[PATCH] MD2 for libgcrypt
n3npq at mac.com
Tue Jul 20 17:54:49 CEST 2010
On Jul 20, 2010, at 11:15 AM, Daniel Kahn Gillmor wrote:
> On 07/20/2010 03:11 AM, Werner Koch wrote:
>> For one the legal state of the algorithm is not clear: It is likely that
>> it has been taken from the RFC which has a non-commercial clause. In
>> this regard it is similar to arcfour. The GNU project is very
>> cautiousness on these issues and thus we would need to clear the legal
>> state first (meaning long dicussions with RSA Inc). I don't think this
>> is justified. And of course we need a copyright assignment and code
>> which is clearly not based on rfc 1319.
> Maybe the docs could indicate this somehow? currently the manual 
> only says:
> This is an reserved identifier for MD-2; there is no implementation
> yet. This algorithm has severe weaknesses and should not be used.
> an additional concise note about the specific legal encumbrances you're
> worried about might save other implementors time in the future (and
> might lead to a resolution of those legal concerns).

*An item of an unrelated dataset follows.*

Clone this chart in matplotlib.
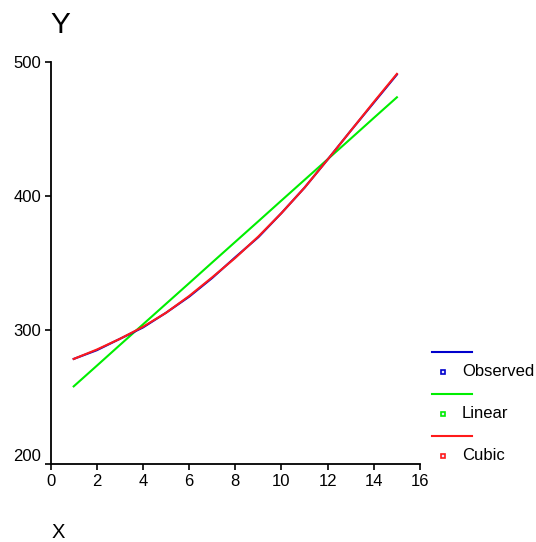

Documenting doesn't resolve the issue. As already reported, RFE for
MD2 -> libgcrypt comes along regular as clockwork every few years
with sound reasons supporting every possible POV.
>> The other reasons is that I don't want to keep those old certificates
> I agree with you here. but that's not an argument for not including MD2
> in libgcrypt. libgcrypt provides cryptographic primitives, not X.509
> business. the more crypto primitives it can offer, the more attractive
> it is as a library.
Well I can give you the counter example that proves the rule that
more primitives != more attractive.
RPM includes >100 hashes, with test vectors, for all possible NIST SHA3
selections. That doesn't make RPM any more attractive than any other
Hint: Try baseball card collecting instead. Unlike crypto hashes,
you get to shuffle or sell the collection whenever you wish, and
baseball cards come with pictures and batting averages that are
easier to reason with than "secure" metrics.
>> A counterpoint would be that the whole X.509 PKI business is entirely
>> broken and does not provide any security at all.
> agreed, sadly.
Also agreed. But X.509 is most definitely something that cannot be just ignored.
On a more optimistic forward looking note:
What is the better answer if X.509 is sadly pathetic?